Shared space also creates shared context. When people work in the same environment, they absorb signals that never make it into meetings or reports. They see what others are focused on, creating the conditions for people to understand where they fit, what the organisation is trying to achieve, and how their work connects to others. When office space encourages these interactions, coordination deepens into connection.

This is precisely why people go to the office: to connect, to collaborate, and to belong. What matters is not the space itself, but the human connections it enables. Mentorship becomes easier, collaboration becomes faster, and shared identity becomes tangible. Work shifts from isolated execution to collective effort. That is why the future office must function as a stage for community and collaboration. It is a place where people come together to produce something greater than what they could achieve alone.

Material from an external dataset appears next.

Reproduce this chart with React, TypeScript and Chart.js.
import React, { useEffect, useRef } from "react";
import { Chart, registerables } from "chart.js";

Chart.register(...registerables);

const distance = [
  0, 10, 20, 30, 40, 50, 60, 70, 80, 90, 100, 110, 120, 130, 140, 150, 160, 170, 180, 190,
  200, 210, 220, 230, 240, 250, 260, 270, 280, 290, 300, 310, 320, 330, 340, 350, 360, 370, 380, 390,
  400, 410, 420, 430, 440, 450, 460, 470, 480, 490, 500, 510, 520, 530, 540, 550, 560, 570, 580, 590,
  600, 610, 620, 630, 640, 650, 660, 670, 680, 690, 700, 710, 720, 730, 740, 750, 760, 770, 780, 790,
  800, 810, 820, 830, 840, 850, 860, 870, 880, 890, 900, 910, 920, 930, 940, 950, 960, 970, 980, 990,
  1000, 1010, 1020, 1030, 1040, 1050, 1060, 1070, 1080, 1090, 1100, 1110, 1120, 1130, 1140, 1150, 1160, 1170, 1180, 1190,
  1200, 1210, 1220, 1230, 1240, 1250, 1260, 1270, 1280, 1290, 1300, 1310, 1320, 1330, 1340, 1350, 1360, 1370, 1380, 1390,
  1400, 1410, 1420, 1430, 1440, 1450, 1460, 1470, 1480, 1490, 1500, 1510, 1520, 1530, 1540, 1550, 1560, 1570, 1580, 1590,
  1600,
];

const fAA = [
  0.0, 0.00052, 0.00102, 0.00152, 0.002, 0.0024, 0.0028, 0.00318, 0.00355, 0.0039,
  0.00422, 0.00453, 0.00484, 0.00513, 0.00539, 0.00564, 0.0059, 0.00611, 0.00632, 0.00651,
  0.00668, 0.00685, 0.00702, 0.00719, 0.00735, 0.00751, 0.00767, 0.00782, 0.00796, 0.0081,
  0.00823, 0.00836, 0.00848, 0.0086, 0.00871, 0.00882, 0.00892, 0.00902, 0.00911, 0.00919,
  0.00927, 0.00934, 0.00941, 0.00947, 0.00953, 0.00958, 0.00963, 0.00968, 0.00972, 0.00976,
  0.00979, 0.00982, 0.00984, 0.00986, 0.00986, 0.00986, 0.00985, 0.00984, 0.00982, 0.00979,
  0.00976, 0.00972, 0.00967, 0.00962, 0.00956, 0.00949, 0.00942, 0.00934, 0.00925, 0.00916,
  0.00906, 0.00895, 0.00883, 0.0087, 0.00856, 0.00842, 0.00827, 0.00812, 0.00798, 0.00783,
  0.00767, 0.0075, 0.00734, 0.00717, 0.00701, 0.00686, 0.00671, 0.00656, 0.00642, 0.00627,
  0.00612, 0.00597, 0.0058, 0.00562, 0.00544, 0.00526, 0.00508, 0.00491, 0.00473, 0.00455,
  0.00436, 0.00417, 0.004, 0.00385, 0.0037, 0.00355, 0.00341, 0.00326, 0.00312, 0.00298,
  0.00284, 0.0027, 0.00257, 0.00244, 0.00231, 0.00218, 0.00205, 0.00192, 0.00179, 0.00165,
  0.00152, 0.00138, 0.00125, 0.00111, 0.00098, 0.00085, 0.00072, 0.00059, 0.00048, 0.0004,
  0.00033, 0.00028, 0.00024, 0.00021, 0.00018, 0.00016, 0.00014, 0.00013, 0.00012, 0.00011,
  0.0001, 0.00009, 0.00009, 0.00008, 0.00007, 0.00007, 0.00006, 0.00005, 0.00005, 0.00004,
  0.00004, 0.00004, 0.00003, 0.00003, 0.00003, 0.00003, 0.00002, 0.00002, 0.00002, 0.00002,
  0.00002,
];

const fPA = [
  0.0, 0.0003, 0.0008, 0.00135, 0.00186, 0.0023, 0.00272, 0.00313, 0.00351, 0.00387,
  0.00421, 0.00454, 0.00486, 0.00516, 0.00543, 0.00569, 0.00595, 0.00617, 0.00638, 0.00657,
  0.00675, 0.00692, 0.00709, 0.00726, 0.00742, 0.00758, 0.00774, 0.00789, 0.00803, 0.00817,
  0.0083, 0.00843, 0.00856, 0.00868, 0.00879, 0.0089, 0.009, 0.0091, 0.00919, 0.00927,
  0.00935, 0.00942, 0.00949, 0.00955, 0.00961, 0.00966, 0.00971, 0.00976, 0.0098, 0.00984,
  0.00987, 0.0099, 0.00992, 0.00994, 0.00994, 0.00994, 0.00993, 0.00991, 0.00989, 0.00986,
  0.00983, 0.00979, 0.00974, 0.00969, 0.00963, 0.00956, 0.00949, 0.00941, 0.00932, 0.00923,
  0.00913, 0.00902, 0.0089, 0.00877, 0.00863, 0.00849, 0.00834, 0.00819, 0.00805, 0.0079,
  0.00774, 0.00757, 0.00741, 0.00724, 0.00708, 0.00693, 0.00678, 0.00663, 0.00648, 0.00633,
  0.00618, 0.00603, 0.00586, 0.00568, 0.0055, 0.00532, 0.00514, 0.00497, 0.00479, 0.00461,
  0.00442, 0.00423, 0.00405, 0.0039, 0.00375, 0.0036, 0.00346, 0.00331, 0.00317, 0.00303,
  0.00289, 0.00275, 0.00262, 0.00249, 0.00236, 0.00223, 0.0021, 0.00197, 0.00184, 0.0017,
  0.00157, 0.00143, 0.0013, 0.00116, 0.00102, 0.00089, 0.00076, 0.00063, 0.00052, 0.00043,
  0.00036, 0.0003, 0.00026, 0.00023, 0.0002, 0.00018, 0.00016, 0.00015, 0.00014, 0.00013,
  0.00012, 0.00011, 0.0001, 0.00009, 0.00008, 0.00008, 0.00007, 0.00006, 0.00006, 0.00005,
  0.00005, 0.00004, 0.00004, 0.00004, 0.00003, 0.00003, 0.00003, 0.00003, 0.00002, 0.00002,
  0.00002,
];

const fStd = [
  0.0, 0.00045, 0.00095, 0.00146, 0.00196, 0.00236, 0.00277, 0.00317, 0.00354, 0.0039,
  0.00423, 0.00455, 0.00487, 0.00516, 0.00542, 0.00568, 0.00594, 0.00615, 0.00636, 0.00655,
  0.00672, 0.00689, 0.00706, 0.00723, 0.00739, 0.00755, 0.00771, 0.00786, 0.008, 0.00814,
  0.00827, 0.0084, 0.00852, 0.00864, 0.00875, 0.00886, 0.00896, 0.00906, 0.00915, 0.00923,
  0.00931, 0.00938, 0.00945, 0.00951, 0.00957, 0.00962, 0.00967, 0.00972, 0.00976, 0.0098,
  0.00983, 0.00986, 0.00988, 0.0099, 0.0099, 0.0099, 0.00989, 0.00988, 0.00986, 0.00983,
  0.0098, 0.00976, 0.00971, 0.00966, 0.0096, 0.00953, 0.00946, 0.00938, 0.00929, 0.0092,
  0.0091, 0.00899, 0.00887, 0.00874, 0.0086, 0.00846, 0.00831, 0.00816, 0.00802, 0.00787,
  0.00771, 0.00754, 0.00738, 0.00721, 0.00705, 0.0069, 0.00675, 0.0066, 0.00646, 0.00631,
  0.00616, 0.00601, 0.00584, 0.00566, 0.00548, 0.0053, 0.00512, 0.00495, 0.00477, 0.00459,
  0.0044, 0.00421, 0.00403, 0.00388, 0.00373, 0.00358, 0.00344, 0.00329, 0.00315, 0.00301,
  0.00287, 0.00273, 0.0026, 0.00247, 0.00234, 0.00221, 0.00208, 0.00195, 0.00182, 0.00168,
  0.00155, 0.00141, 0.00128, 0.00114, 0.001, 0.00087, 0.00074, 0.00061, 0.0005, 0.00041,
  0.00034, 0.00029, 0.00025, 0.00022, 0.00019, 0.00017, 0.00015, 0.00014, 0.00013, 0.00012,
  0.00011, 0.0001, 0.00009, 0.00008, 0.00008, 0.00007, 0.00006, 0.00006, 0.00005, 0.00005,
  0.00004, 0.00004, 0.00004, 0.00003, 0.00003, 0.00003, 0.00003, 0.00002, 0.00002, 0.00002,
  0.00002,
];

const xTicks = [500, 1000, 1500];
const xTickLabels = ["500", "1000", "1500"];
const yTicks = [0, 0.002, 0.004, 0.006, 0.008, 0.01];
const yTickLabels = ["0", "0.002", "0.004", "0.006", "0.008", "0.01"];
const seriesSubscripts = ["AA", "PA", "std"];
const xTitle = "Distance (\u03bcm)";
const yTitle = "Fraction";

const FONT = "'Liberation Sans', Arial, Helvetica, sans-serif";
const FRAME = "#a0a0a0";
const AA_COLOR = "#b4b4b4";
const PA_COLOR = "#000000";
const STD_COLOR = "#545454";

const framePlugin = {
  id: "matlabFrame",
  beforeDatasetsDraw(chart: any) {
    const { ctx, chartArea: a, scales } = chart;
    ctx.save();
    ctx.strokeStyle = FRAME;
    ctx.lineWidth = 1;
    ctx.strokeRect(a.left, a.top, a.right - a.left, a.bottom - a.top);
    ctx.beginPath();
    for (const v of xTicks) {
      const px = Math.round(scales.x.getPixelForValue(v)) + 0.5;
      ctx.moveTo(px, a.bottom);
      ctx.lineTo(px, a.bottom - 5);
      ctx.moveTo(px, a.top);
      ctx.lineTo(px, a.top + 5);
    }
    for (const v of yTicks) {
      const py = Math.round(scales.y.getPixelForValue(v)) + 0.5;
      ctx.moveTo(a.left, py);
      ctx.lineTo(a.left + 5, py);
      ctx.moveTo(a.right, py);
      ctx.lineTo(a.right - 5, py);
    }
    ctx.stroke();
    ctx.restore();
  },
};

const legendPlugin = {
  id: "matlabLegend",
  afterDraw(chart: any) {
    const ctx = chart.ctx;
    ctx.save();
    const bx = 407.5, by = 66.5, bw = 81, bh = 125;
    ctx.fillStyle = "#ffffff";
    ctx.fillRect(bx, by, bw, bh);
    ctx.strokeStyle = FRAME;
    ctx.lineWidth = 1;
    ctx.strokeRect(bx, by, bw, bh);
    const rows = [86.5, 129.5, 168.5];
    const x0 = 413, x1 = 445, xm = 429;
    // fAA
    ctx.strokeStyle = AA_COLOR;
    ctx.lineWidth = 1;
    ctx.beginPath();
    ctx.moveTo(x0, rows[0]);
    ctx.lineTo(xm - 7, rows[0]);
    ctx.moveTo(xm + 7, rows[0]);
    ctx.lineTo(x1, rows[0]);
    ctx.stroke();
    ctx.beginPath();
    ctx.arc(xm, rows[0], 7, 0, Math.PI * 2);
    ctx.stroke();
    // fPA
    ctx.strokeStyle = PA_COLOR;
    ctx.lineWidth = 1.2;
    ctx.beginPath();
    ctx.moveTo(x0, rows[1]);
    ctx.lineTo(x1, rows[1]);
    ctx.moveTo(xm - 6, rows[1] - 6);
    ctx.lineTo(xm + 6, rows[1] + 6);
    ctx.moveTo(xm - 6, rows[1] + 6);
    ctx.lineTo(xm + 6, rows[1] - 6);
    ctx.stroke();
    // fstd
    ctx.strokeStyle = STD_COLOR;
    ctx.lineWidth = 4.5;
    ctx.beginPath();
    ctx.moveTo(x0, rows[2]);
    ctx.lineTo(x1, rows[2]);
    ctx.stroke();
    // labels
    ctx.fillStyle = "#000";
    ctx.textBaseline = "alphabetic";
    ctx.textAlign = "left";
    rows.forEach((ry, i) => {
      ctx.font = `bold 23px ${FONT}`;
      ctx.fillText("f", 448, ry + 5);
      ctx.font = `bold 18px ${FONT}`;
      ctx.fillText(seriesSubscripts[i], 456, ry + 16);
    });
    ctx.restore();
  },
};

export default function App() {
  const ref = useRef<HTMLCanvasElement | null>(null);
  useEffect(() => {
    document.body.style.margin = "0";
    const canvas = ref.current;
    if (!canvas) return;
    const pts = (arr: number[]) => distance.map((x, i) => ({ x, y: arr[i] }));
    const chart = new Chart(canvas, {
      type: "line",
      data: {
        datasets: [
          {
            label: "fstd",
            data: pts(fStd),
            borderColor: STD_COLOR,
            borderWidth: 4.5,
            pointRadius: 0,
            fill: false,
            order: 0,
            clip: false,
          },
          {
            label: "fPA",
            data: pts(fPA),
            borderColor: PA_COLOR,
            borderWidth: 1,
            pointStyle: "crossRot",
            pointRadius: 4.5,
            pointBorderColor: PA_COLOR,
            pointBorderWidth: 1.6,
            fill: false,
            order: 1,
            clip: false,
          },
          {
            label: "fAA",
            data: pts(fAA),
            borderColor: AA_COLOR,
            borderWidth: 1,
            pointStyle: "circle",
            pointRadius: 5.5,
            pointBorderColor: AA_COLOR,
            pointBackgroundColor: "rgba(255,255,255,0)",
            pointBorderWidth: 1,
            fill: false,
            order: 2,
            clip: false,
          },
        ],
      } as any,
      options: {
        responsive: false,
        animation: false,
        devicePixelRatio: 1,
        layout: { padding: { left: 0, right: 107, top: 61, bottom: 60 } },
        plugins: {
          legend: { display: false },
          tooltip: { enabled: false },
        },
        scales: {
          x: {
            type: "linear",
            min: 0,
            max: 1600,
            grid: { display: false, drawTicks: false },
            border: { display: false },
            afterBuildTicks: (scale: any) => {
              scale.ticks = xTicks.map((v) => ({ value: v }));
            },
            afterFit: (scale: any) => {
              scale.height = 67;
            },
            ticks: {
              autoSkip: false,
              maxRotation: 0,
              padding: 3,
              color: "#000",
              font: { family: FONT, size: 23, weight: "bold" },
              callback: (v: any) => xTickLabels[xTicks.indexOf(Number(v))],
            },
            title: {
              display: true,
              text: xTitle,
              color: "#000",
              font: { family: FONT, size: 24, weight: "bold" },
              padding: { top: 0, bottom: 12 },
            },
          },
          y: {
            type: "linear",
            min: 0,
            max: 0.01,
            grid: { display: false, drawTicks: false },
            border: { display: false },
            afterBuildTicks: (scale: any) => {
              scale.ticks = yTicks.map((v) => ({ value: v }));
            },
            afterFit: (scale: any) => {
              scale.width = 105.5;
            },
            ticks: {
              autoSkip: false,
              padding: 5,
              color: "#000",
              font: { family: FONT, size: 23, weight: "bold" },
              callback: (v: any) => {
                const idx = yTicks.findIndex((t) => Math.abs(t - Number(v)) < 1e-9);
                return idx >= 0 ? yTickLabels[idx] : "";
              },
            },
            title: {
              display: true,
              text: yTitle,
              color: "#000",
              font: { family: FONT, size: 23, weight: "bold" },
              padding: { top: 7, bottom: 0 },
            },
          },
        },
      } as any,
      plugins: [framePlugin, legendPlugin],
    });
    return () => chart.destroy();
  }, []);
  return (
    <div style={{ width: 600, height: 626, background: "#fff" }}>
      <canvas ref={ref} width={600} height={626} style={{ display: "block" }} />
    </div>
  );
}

The office is not where work simply happens, it is where work becomes shared. And that is why we return to the office, for the people who give the work meaning.

Conclusion: Balancing “Me” Space and “We” Space

The office question was never really about location. It was about purpose. The more useful question is: how does the office elevate the way we work together?

The organisations that get this right build for two things at once. “Me” space protects the individual offering privacy and freedom from distraction, which is needed for sustained concentration and focus. “We” space empowers the collective, creating the conditions for connection, where ideas flow through chance encounters and unplanned exchanges. That balance of “Me” space and “We” space, is what separates an office worth commuting to from one people merely tolerate.

The office endures because physical space still does something digital tools cannot. It makes work visible. It makes identity shared. It turns individual effort into something collective. The best offices do not just house people, they change what those people are capable of together.

People will not return because policy requires it. They will return because the environment makes the work better.